Some lenders consider disability payments and Social Security payments a source of income. That said, it is ultimately the decision of the specific provider. As a part of our free matching service, we work with a wide variety of companies to give you the best chance of qualifying for funds before your next paycheck. As you can see, you have a great advantage when applying through us. Our competitors may only be working with one or two lenders with stringent lending guidelines.
Common Types of Disability Benefits
The Social Security department outlines two of the most common types of benefits for people with disabilities. First, Social Security Disability Insurance will pay benefits to disabled individuals, those on long term disability and certain family members if the recipient(s) are insured under the program. To qualify, the disabled recipient must have worked a certain period of time and paid Social Security taxes throughout that period. The second common type of disability payment is known as Supplemental Security Income. This benefit is paid out on a financial need basis. It is meant to provide assistance to aged, blind, and disabled individuals with limited earnings.
What to Specify When Applying
When applying, be sure to specify your disability or Social Security payments as income. You may be required to include proof of income by faxing your award letter to the provider you are dealing with. This requirement varies from state to state. If you are approved, it is recommended that you pay off the balance in a timely manner. Most individuals strive to pay off their amount owed by the next payday, or when a disability benefit is received. Consider other types of supplemental earnings that can be included on your application. Even if you work part-time or seasonally, reporting this will make it easier to get qualified for the service.
How You Can Survive Financially for the Time Being Without a Job
Once you've found out that you could potentially unemployed for an extended period of time, you should immediately examine your finances. Figure out where you're spending your money and how you can cut back. In this situation, it's always best to hope for the best, but prepare for the worst. That means you should plan your budget out for several months with the mindset that you'll be unemployed. With any luck, you'll find a new job right away and won't have to worry about it. Obviously, this is not the time to be making any major new purchases. New computers, clothes, televisions, or anything else can wait for now. Unless it's completely necessary, you should really avoid purchasing anything at all. It should probably go without saying, but you should also avoid taking on any new forms of debt while unemployed.
In every state, there are a number of government unemployment benefits available. It's very important that you take advantage of these while they're still available. Low rate loans, unemployment compensation, and even free training are just a few of the government benefits in some states. If you don't have much savings or any type of funds coming in, you'll need to find other ways to get by. For instance, there are many companies that pay people to give blood or plasma. You can also look for clinical trials or product testing in your area, many of which allow you to keep the product you're testing. While these types of odd-jobs don't pay too much, any extra money is worth your time.

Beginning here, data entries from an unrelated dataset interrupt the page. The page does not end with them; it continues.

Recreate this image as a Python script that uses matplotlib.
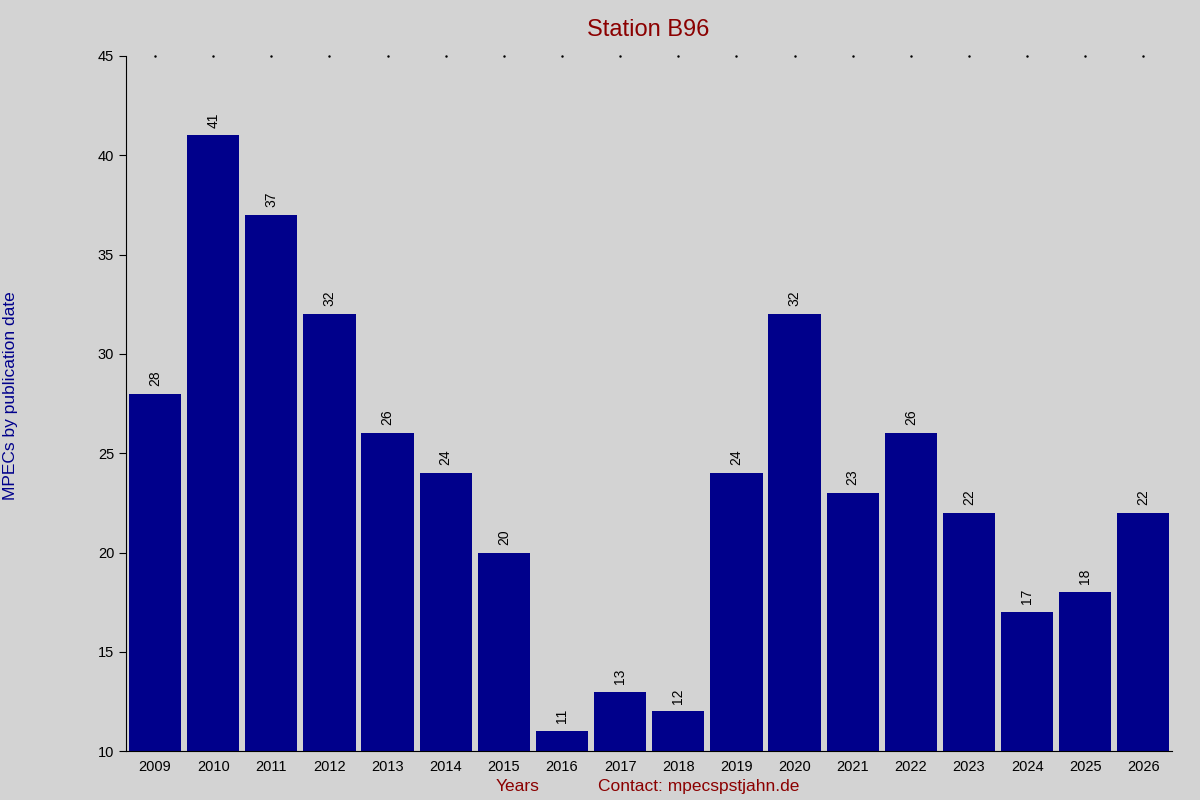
import matplotlib
matplotlib.use("Agg")
import matplotlib.pyplot as plt

years = [str(y) for y in range(2009, 2027)]
counts = [28, 41, 37, 32, 26, 24, 20, 11, 13, 12, 24, 32, 23, 26, 22, 17, 18, 22]

plt.rcParams['font.family'] = ['Liberation Sans', 'DejaVu Sans']
fig = plt.figure(figsize=(12, 8), dpi=100, facecolor='#d3d3d3')
ax = fig.add_axes([0.105, 0.061, 0.872, 0.869], facecolor='#d3d3d3')
x = list(range(len(years)))
ax.bar(x, [c - 10 for c in counts], bottom=10, width=0.9, color='#00008b')
for xi, c in zip(x, counts):
    ax.text(xi, c + 0.4, str(c), rotation=90, ha='center', va='bottom', fontsize=10, color='black')
ax.set_xlim(-0.5, len(years) - 0.5)
ax.set_ylim(10, 45)
ax.set_yticks(range(10, 46, 5))
ax.set_xticks(x)
ax.set_xticklabels(years, fontsize=10.5)
ax.tick_params(axis='y', labelsize=10.5, direction='out', length=5)
ax.tick_params(axis='x', length=0, pad=6)
for s in ['top', 'right']:
    ax.spines[s].set_visible(False)
for xi in x:
    ax.plot(xi, 45, marker='.', markersize=1.5, color='black', clip_on=False)
fig.text(0.54, 0.962, 'Station B96', ha='center', va='center', fontsize=17, color='#8b0000')
fig.text(0.431, 0.017, 'Years', ha='center', va='center', fontsize=12.5, color='#8b0000')
fig.text(0.582, 0.017, 'Contact: mpecspstjahn.de', ha='center', va='center', fontsize=12.5, color='#8b0000')
fig.text(0.009, 0.505, 'MPECs by publication date', rotation=90, ha='center', va='center', fontsize=12.5, color='#00008b')
fig.savefig('out.png', dpi=100, facecolor=fig.get_facecolor())
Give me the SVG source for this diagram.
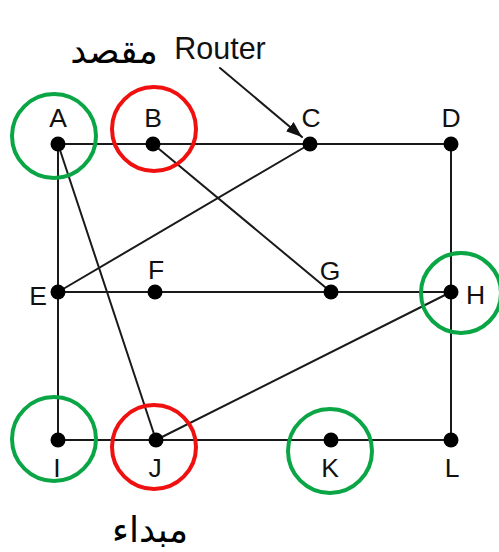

We all know how much interest can accrue on a large amount of debt if left unchecked, but now isn't the time to deal with it. When you're unemployed, it's best to just make the minimum payments on all of your debt. You could even ask your lender to freeze your debt for a couple months, so that it doesn't accumulate interest. If you have some outstanding unsecured borrowing debt, contact your provider immediately to work out some type of repayment plan. It may not sound like an appealing prospect, but don't give up on the idea of finding part-time work, even if it's not the most glamorous or highly paid job. Having at least some form of income allows you to stretch your savings out for as long as possible. If you can find something that's in your general job field, this might even be more desirable.